Two-thirds of barristers’ chambers which provide legal services to the Crown Prosecution Service are failing to meet equality and diversity standards, it has  emerged in the first survey of its kind.

Speaking at a Bar Standards Board (BSB) event earlier this week on equality rules in its code of conduct, Keir Starmer, the director of public prosecutions, said he supported the BSB’s desire to make the rules obligatory. The CPS’s experience is that non-mandatory standards are ineffective, he suggested.

Revealing the headline results of a CPS survey, the first compiled since the publication in 2007 of an “expectations statement” setting out voluntary standards for criminal barristers who prosecute on its behalf, Mr Starmer said only 35% of chambers had complied, 48% partially complied and 17% didn’t comply at all. Few had analysed or acted on the data collected, he added.

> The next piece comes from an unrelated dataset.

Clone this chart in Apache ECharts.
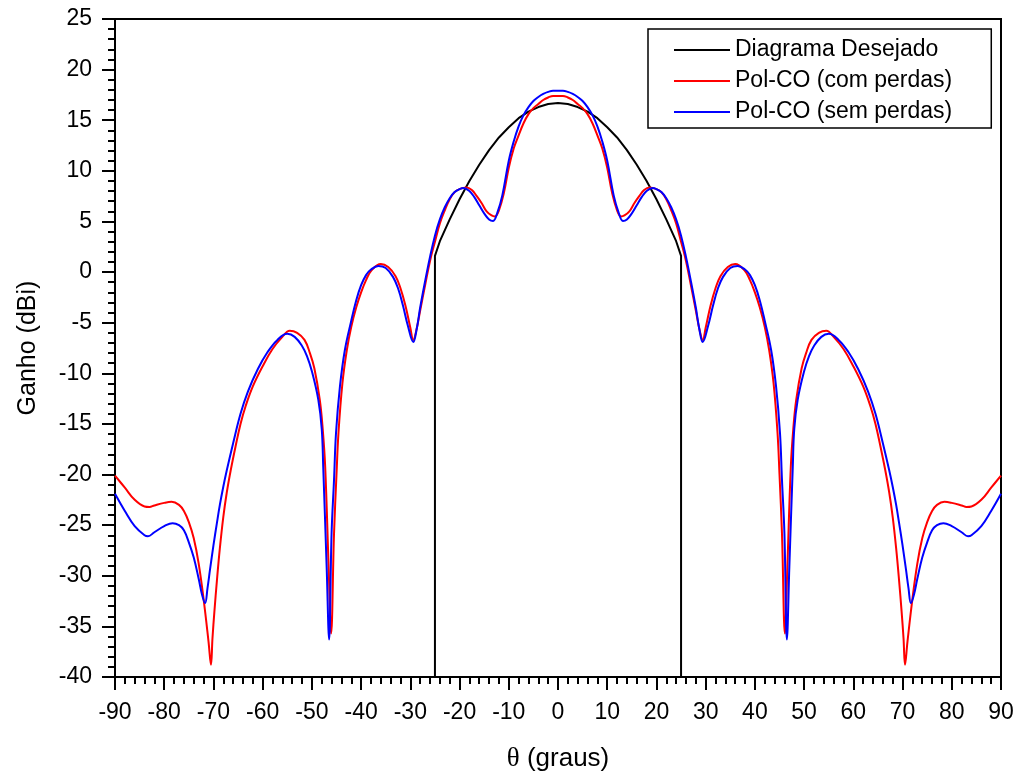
<!DOCTYPE html>
<html>
<head>
<meta charset="utf-8">
<script src="https://cdn.jsdelivr.net/npm/echarts@6/dist/echarts.min.js"></script>
<style>
  html, body { margin: 0; padding: 0; background: #fff; }
  #chart { width: 1021px; height: 778px; }
</style>
</head>
<body>
<div id="chart"></div>
<script>
// Desired pattern (black): shaped main beam between -25 and 25 degrees
const thetaDesejado = [-25, -25, -24, -22, -20, -18, -16, -14, -12, -10, -8, -6, -4, -2, 0,
  2, 4, 6, 8, 10, 12, 14, 16, 18, 20, 22, 24, 25, 25];
const gainDesejado = [-40, 1.6, 3.05, 5.2, 7.2, 9.0, 10.6, 12.05, 13.3, 14.3, 15.2, 15.85, 16.3, 16.6, 16.7,
  16.6, 16.3, 15.85, 15.2, 14.3, 13.3, 12.05, 10.6, 9.0, 7.2, 5.2, 3.05, 1.6, -40];

// Co-polar gain, with losses (red)
const thetaComPerdas = [-90, -88, -86, -84, -83, -82, -80, -78.5, -77, -76, -75, -74, -73, -72, -71,
  -70.5, -70.2, -69.8, -69.3, -68.7, -68, -67.3, -66.5, -65.5, -64.5, -63.5, -62, -60, -58, -56,
  -54.5, -53, -51.5, -50.4, -49.5, -48.4, -47.8, -47.3, -46.6, -46.1, -45.5, -45, -44.6, -43.8, -42.9,
  -42, -41, -40, -39, -38, -36, -34.5, -33, -32, -31, -30, -29.4, -28.8, -28, -27,
  -26, -25, -24, -23, -22, -21, -20, -18.6, -17.5, -16.5, -15.5, -14.5, -13.5, -12.8, -12,
  -11, -10, -9, -8, -7, -6, -5, -4, -3, -2, -1, 0,
  1, 2, 3, 4, 5, 6, 7, 8, 9, 10, 11, 12, 12.8, 13.5, 14.5,
  15.5, 16.5, 17.5, 18.6, 20, 21, 22, 23, 24, 25, 26, 27, 28, 28.8, 29.4,
  30, 31, 32, 33, 34.5, 36, 38, 39, 40, 41, 42, 42.9, 43.8, 44.6, 45,
  45.5, 46.1, 46.6, 47.3, 47.8, 48.4, 49.5, 50.4, 51.5, 53, 54.5, 56, 58, 60, 62,
  63.5, 64.5, 65.5, 66.5, 67.3, 68, 68.7, 69.3, 69.8, 70.2, 70.5, 71, 72, 73, 74,
  75, 76, 77, 78.5, 80, 82, 83, 84, 86, 88, 90];
const gainComPerdas = [-20.1, -21.3, -22.5, -23.15, -23.2, -23.05, -22.8, -22.7, -23.0, -23.6, -24.7, -26.3, -28.8, -32.3, -36.5,
  -38.8, -36.2, -33.5, -30.5, -27.3, -24.2, -21.8, -19.6, -17.2, -15.0, -13.3, -11.3, -9.3, -7.6, -6.4,
  -5.8, -6.0, -6.7, -8.0, -9.5, -12.6, -15.5, -19.2, -29.1, -35.7, -25.8, -20.0, -15.9, -11.0, -7.7,
  -5.4, -3.5, -2.0, -0.8, 0.1, 0.8, 0.5, -0.4, -1.6, -3.3, -5.5, -6.7, -5.8, -3.8, -1.3,
  1.1, 3.0, 4.8, 6.1, 7.2, 7.9, 8.2, 8.35, 8.1, 7.5, 6.8, 6.0, 5.6, 5.5, 6.1,
  7.8, 10.3, 12.2, 13.5, 14.7, 15.6, 16.2, 16.6, 17.0, 17.25, 17.4, 17.4,
  17.4, 17.25, 17.0, 16.6, 16.2, 15.6, 14.7, 13.5, 12.2, 10.3, 7.8, 6.1, 5.5, 5.6, 6.0,
  6.8, 7.5, 8.1, 8.35, 8.2, 7.9, 7.2, 6.1, 4.8, 3.0, 1.1, -1.3, -3.8, -5.8, -6.7,
  -5.5, -3.3, -1.6, -0.4, 0.5, 0.8, 0.1, -0.8, -2.0, -3.5, -5.4, -7.7, -11.0, -15.9, -20.0,
  -25.8, -35.7, -29.1, -19.2, -15.5, -12.6, -9.5, -8.0, -6.7, -6.0, -5.8, -6.4, -7.6, -9.3, -11.3,
  -13.3, -15.0, -17.2, -19.6, -21.8, -24.2, -27.3, -30.5, -33.5, -36.2, -38.8, -36.5, -32.3, -28.8, -26.3,
  -24.7, -23.6, -23.0, -22.7, -22.8, -23.05, -23.2, -23.15, -22.5, -21.3, -20.1];

// Co-polar gain, lossless (blue)
const thetaSemPerdas = [-90, -88, -86, -84, -83.3, -82, -80, -78.3, -77, -76, -75, -74, -73, -72.3, -71.7,
  -71.2, -70.7, -70, -69.3, -68.7, -68, -67.3, -66, -64.5, -63, -61, -59, -57, -55, -53.5,
  -52, -51, -50, -48.7, -48, -47.7, -47, -46.5, -46, -45.5, -45.1, -44.3, -43.3, -42, -41,
  -40, -39, -38, -36.5, -35, -33.5, -32.5, -31.5, -30.5, -29.4, -28.7, -28, -27, -26, -25,
  -24, -23, -22, -21, -20, -19.2, -18, -17, -16, -15, -14, -13.2, -12.3, -11.3, -10,
  -9, -8, -7, -6, -5, -4, -3, -2, -1, 0,
  1, 2, 3, 4, 5, 6, 7, 8, 9, 10, 11.3, 12.3, 13.2, 14, 15,
  16, 17, 18, 19.2, 20, 21, 22, 23, 24, 25, 26, 27, 28, 28.7, 29.4,
  30.5, 31.5, 32.5, 33.5, 35, 36.5, 38, 39, 40, 41, 42, 43.3, 44.3, 45.1, 45.5,
  46, 46.5, 47, 47.7, 48, 48.7, 50, 51, 52, 53.5, 55, 57, 59, 61, 63,
  64.5, 66, 67.3, 68, 68.7, 69.3, 70, 70.7, 71.2, 71.7, 72.3, 73, 74, 75, 76,
  77, 78.3, 80, 82, 83.3, 84, 86, 88, 90];
const gainSemPerdas = [-21.9, -23.6, -25.1, -26.0, -26.1, -25.7, -25.1, -24.8, -25.0, -25.5, -26.7, -28.2, -30.3, -31.9, -32.7,
  -31.2, -29.4, -27.0, -24.8, -23.0, -21.2, -19.6, -16.9, -14.0, -11.8, -9.6, -7.9, -6.7, -6.1, -6.4,
  -7.3, -8.3, -9.8, -12.6, -15.5, -19.2, -29.1, -36.3, -25.8, -20.5, -15.9, -11.3, -7.7, -4.8, -2.8,
  -1.3, -0.3, 0.25, 0.6, 0.4, -0.5, -1.6, -3.3, -5.3, -6.9, -5.6, -3.5, -0.9, 1.5, 3.6,
  5.2, 6.4, 7.3, 7.9, 8.2, 8.3, 8.0, 7.4, 6.6, 5.8, 5.2, 5.05, 5.9, 7.6, 11.0,
  12.9, 14.4, 15.5, 16.3, 16.9, 17.3, 17.6, 17.8, 17.9, 17.9,
  17.9, 17.8, 17.6, 17.3, 16.9, 16.3, 15.5, 14.4, 12.9, 11.0, 7.6, 5.9, 5.05, 5.2, 5.8,
  6.6, 7.4, 8.0, 8.3, 8.2, 7.9, 7.3, 6.4, 5.2, 3.6, 1.5, -0.9, -3.5, -5.6, -6.9,
  -5.3, -3.3, -1.6, -0.5, 0.4, 0.6, 0.25, -0.3, -1.3, -2.8, -4.8, -7.7, -11.3, -15.9, -20.5,
  -25.8, -36.3, -29.1, -19.2, -15.5, -12.6, -9.8, -8.3, -7.3, -6.4, -6.1, -6.7, -7.9, -9.6, -11.8,
  -14.0, -16.9, -19.6, -21.2, -23.0, -24.8, -27.0, -29.4, -31.2, -32.7, -31.9, -30.3, -28.2, -26.7, -25.5,
  -25.0, -24.8, -25.1, -25.7, -26.1, -26.0, -25.1, -23.6, -21.9];

const legendNames = ['Diagrama Desejado', 'Pol-CO (com perdas)', 'Pol-CO (sem perdas)'];
const xTicks = { min: -90, max: 90, step: 10 };
const yTicks = { min: -40, max: 25, step: 5 };

const pairs = (xs, ys) => xs.map((x, i) => [x, ys[i]]);
const FONT = "'Liberation Sans', Arial, sans-serif";

const chart = echarts.init(document.getElementById('chart'), null, { renderer: 'canvas' });

chart.setOption({
  animation: false,
  backgroundColor: '#ffffff',
  grid: {
    left: 115, right: 20, top: 19, bottom: 101,
    show: true, borderColor: '#000', borderWidth: 2, backgroundColor: 'transparent'
  },
  legend: {
    orient: 'vertical',
    left: 648, top: 29,
    data: legendNames,
    icon: 'rect',
    padding: [8, 39, 3, 26],
    itemGap: 5,
    itemWidth: 56,
    itemHeight: 2,
    backgroundColor: '#fff',
    borderColor: '#000',
    borderWidth: 1.5,
    borderRadius: 0,
    textStyle: { fontFamily: FONT, fontSize: 23, color: '#000', lineHeight: 26 }
  },
  xAxis: {
    type: 'value',
    min: xTicks.min, max: xTicks.max, interval: xTicks.step,
    name: '{t|θ} (graus)',
    nameLocation: 'middle',
    nameGap: 68,
    nameTextStyle: {
      fontFamily: FONT, fontSize: 26, color: '#000',
      rich: { t: { fontFamily: "'Liberation Serif', 'DejaVu Serif', serif", fontSize: 27, color: '#000' } }
    },
    axisLine: { show: true, onZero: false, lineStyle: { color: '#000', width: 2 } },
    axisTick: { show: true, inside: false, length: 13, lineStyle: { color: '#000', width: 2 } },
    minorTick: { show: true, splitNumber: 5, length: 7, lineStyle: { color: '#000', width: 2 } },
    splitLine: { show: false },
    axisLabel: { fontFamily: FONT, fontSize: 23, color: '#000', margin: 24 }
  },
  yAxis: {
    type: 'value',
    min: yTicks.min, max: yTicks.max, interval: yTicks.step,
    name: 'Ganho (dBi)',
    nameLocation: 'middle',
    nameGap: 74,
    nameTextStyle: { fontFamily: FONT, fontSize: 25, color: '#000' },
    axisLine: { show: true, onZero: false, lineStyle: { color: '#000', width: 2 } },
    axisTick: { show: true, inside: false, length: 13, lineStyle: { color: '#000', width: 2 } },
    minorTick: { show: true, splitNumber: 5, length: 7, lineStyle: { color: '#000', width: 2 } },
    splitLine: { show: false },
    axisLabel: { fontFamily: FONT, fontSize: 23, color: '#000', margin: 23 }
  },
  series: [
    {
      name: legendNames[0], type: 'line', symbol: 'none', smooth: false,
      data: pairs(thetaDesejado, gainDesejado),
      lineStyle: { color: '#000000', width: 2 }, itemStyle: { color: '#000000' }
    },
    {
      name: legendNames[1], type: 'line', symbol: 'none', smooth: 0.4,
      data: pairs(thetaComPerdas, gainComPerdas),
      lineStyle: { color: '#ff0000', width: 2 }, itemStyle: { color: '#ff0000' }
    },
    {
      name: legendNames[2], type: 'line', symbol: 'none', smooth: 0.4,
      data: pairs(thetaSemPerdas, gainSemPerdas),
      lineStyle: { color: '#0000ff', width: 2 }, itemStyle: { color: '#0000ff' }
    }
  ]
});
</script>
</body>
</html>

Under the statement, chambers are expected to monitor and take steps to achieve progress on a range of equality and diversity issues, including recruitment, career development, training, the fair allocation of work, flexible working, and harassment. Mr Starmer said the scheme was not made mandatory at the time because its purpose was “to raise awareness of what we were expecting from chambers”.

Chambers with more than 45 members are asked to provide progress reports annually, medium-sized chambers every two years, and sets with fewer than 20 members, every three years. The CPS is currently drafting a “benchmarking report” after compiling the first complete results since 2007.

Expressing his support for the BSB’s intention to introduce mandatory compliance with new diversity rules, Mr Starmer said the CPS’s voluntary scheme showed that while 84% of larger chambers collected and monitored equality data, just 12% of medium-sized and 20% of small chambers did so.

He continued that “even where data was collected, there was little evidence… of the information being analysed or used to identify and act upon under-representation”. Just 20% of large chambers and 8% of medium-sized ones provided members and staff with equality and diversity training. Among small chambers, not a single one had delivered training, he said.

Mr Starmer contrasted the Bar’s performance in diversity matters with improvements he said the CPS had achieved among its workforce in recent years. These included an increase in the number of black and minority ethnic lawyers serving at chief Crown prosecutor level or its equivalent from 5.3% in 2003 to 12.8% now. The proportion of women at a senior level has doubled, from 18.2% to 40% over the same period, he said.

He said that CPS plans to move from using lists to advocate panels, when instructing members of the self-employed Bar to prosecute in criminal cases, would be an opportunity to ensure compliance with equality and diversity criteria.